Short answer: no.
But there are a few other ways to spin this, especially if you look towards reality.
Airships didn't play the role you envision them for a few reasons:
- They are slow. A defender has lots of time to prepare.
- Low service ceiling
WW1 means no pressurised hulls, which imposes a pretty hard limit on the service ceiling. Also, the higher you get, the lower the lighter-than-air lift. All WW1 airships I could find, have a service ceiling <3000m, most <1000m. That makes them vulnerable to a lot of weapons that couldn't hit a plane.
- They are huge and thus easy to hit
- They are literally air balloons filled with explosive gas, so one hit can take them down.
- They can't carry a lot of bomb weight (max I could find for WW1 was around 300kg)
Initially, the airship was considered a very dangerous bombing weapon. But soon the men in charge noticed, that they were to easy and soft targets for frontline warfare.
So how can you use this in your setting?
First, how to make airships effective?
- Use lots of (possibly leash-guided) decoy ships to draw fire away from the real ships.
- airships should fly their combat missions as close to the service ceiling as possible (even if the crew might occasionally pass out). This will limit their payload, so if the skies are safe, they can fly lower and carry more.
- Camouflage the airship. Maybe use dazzle paint?
How to counter this?
- FLAKs can easily shoot down airships.
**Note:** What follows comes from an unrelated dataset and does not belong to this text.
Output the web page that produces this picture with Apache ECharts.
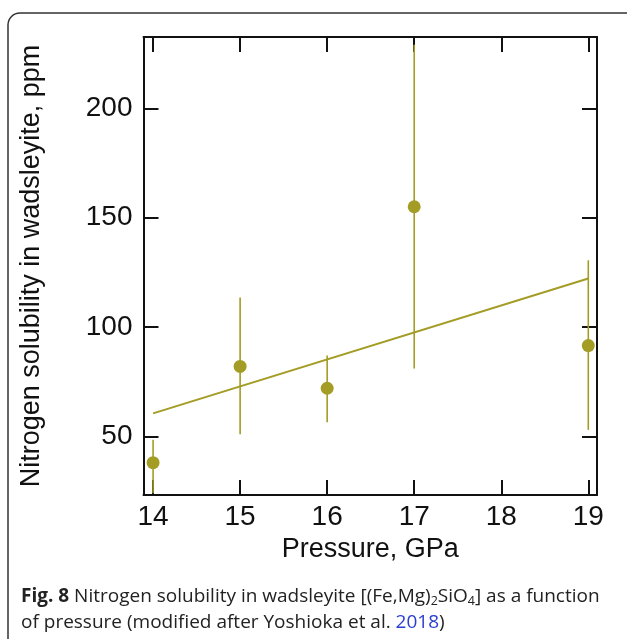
<!DOCTYPE html>
<html>
<head>
<meta charset="utf-8">
<script src="https://cdn.jsdelivr.net/npm/echarts@6/dist/echarts.min.js"></script>
<style>html,body{margin:0;padding:0;background:#fff}#c{width:627px;height:639px}</style>
</head>
<body>
<div id="c"></div>
<script>
const pressure = [14, 15, 16, 17, 19];
const solubility = [38, 82, 72, 155, 91.5];
const errLow = [24, 51, 56.5, 81, 53];
const errHigh = [48.5, 113.5, 87, 229, 130.5];
const fitX = [14, 19];
const fitY = [60.5, 122.2];
const xTicks = [14, 15, 16, 17, 18, 19];
const yTicks = [50, 100, 150, 200];
const xRange = [13.89, 19.1];
const yRange = [23.2, 232.6];

const olive = '#a39c25';
const chart = echarts.init(document.getElementById('c'));
const axisLine = {show: true, lineStyle: {color: '#111', width: 2}};
const tick = (vals) => ({show: true, inside: true, length: 15, customValues: vals, lineStyle: {color: '#111', width: 2}});
const labelFont = {fontFamily: 'Liberation Sans', fontSize: 28, color: '#111'};

chart.setOption({
  animation: false,
  grid: {left: 143.5, top: 37, right: 30, bottom: 144},
  xAxis: [
    {type: 'value', min: xRange[0], max: xRange[1], position: 'bottom',
     axisLine, axisTick: tick(xTicks), splitLine: {show: false},
     axisLabel: Object.assign({customValues: xTicks, margin: 8}, labelFont),
     name: 'Pressure, GPa', nameLocation: 'middle', nameGap: 40,
     nameTextStyle: Object.assign({}, labelFont, {fontSize: 27})},
    {type: 'value', min: xRange[0], max: xRange[1], position: 'top',
     axisLine, axisTick: tick(xTicks), splitLine: {show: false}, axisLabel: {show: false}}
  ],
  yAxis: [
    {type: 'value', min: yRange[0], max: yRange[1], position: 'left',
     axisLine, axisTick: tick(yTicks), splitLine: {show: false},
     axisLabel: Object.assign({customValues: yTicks, margin: 11}, labelFont),
     name: 'Nitrogen solubility in wadsleyite, ppm', nameLocation: 'middle', nameGap: 98,
     nameTextStyle: Object.assign({}, labelFont, {fontSize: 27})},
    {type: 'value', min: yRange[0], max: yRange[1], position: 'right',
     axisLine, axisTick: tick(yTicks), splitLine: {show: false}, axisLabel: {show: false}}
  ],
  series: [
    {type: 'custom', xAxisIndex: 0, yAxisIndex: 0, clip: true,
     data: pressure.map((p, i) => [p, errLow[i], errHigh[i]]),
     renderItem: (params, api) => {
       const a = api.coord([api.value(0), api.value(1)]);
       const b = api.coord([api.value(0), api.value(2)]);
       return {type: 'line', shape: {x1: a[0], y1: a[1], x2: b[0], y2: b[1]},
               style: {stroke: olive, lineWidth: 1.6}};
     }},
    {type: 'line', data: fitX.map((x, i) => [x, fitY[i]]), showSymbol: false,
     lineStyle: {color: olive, width: 2}, z: 3},
    {type: 'scatter', data: pressure.map((p, i) => [p, solubility[i]]),
     symbolSize: 13, itemStyle: {color: olive, opacity: 1}, z: 4}
  ],
  graphic: [
    {type: 'rect', shape: {x: 8, y: 13, width: 660, height: 700, r: 12},
     style: {fill: 'none', stroke: '#333', lineWidth: 1.5}, silent: true},
    {type: 'text', left: 21, top: 584,
     style: {
       text: '{b|Fig. 8} Nitrogen solubility in wadsleyite [(Fe,Mg){s|2}SiO{s|4}] as a function\nof pressure (modified after Yoshioka et al. {l|2018})',
       font: '19px "Open Sans"', fill: '#222', lineHeight: 26,
       rich: {
         b: {fontWeight: 'bold', fontSize: 19, fontFamily: 'Open Sans', fill: '#222'},
         s: {fontSize: 12.5, fontFamily: 'Open Sans', fill: '#222', padding: [9, 0, 0, 0]},
         l: {fontSize: 19, fontFamily: 'Open Sans', fill: '#2a3fd0'}
       }
     }}
  ]
});
</script>
</body>
</html>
I randomly googled WW1 FLAKs and found some with a vertical range of almost 7km, which is more than double what the airships can fly to.
- Counter balloons with balloons: the city people could "drop" small hydrogen balloons with proximity trigger shrapnel grenades, which would float up and try to explode when they get close to the airship. These would need to be brought out in carpet style, but that should be possible.
Bonus: Why do lighter-than-air vehicles fly so low?
The main issue is that a lighter-than-air vehicle needs to be actually lighter (meaning less dense) than the surrounding air to fly. Air density decreases the farther up you get. That means, if you want to fly higher, the aircraft needs to be less dense. Less dense means less weapons, lighter (less stable) structure and overall less payload.
Combine that with the very limited choice of low-density-high-strength work materials available during WW1 and you end up with airships that can either fly low and actually carry something to make them worth being used, or fly high and empty.
Also, if you fly higher, you also need a pressurized cabin for the crew. This adds a lot of weight and wasn't too feasible in WW1 era at all.
Bonus: Why are armoured lighter-than-air vehicles not a thing?
The oldest tank I could find used 6mm steel armor. 6mm is not a lot. It can stop regular gunfire, but it won't work wonders for bigger guns or even explosive/armour piercing rounds. Also, an airship has large, almost unsupported surfaces. A round hitting this armour will create shockwaves and all in all 6mm of steel armour will probably not help much. But, for argument's sake, let's say it's good enough.
Also, let's say, our aircraft should be able to fly at 3000m height. That's about as high as the best lighter-than-air aircraft in WW1.
Also, let's assume, the crew, payload, engines, fuel, internal structure and everything else weighs nothing.
This means, our aircraft would have to have 15.7 million m³ of volume. If the ship has the same radius of the massive Hindenburg, it would have to be 11.7 km long.
If it's supposed to fly at 7000m height, the volume would be 57.5 million m³ of volume, and the length would be 42.7 km. That's roughly the diameter of London.
Edit: all the calculations are for the perfect shape to reduce surface area while increasing volume: a sphere. So if you actually want to build this in the shape of an airship, it's going to be much longer than the above mentioned numbers.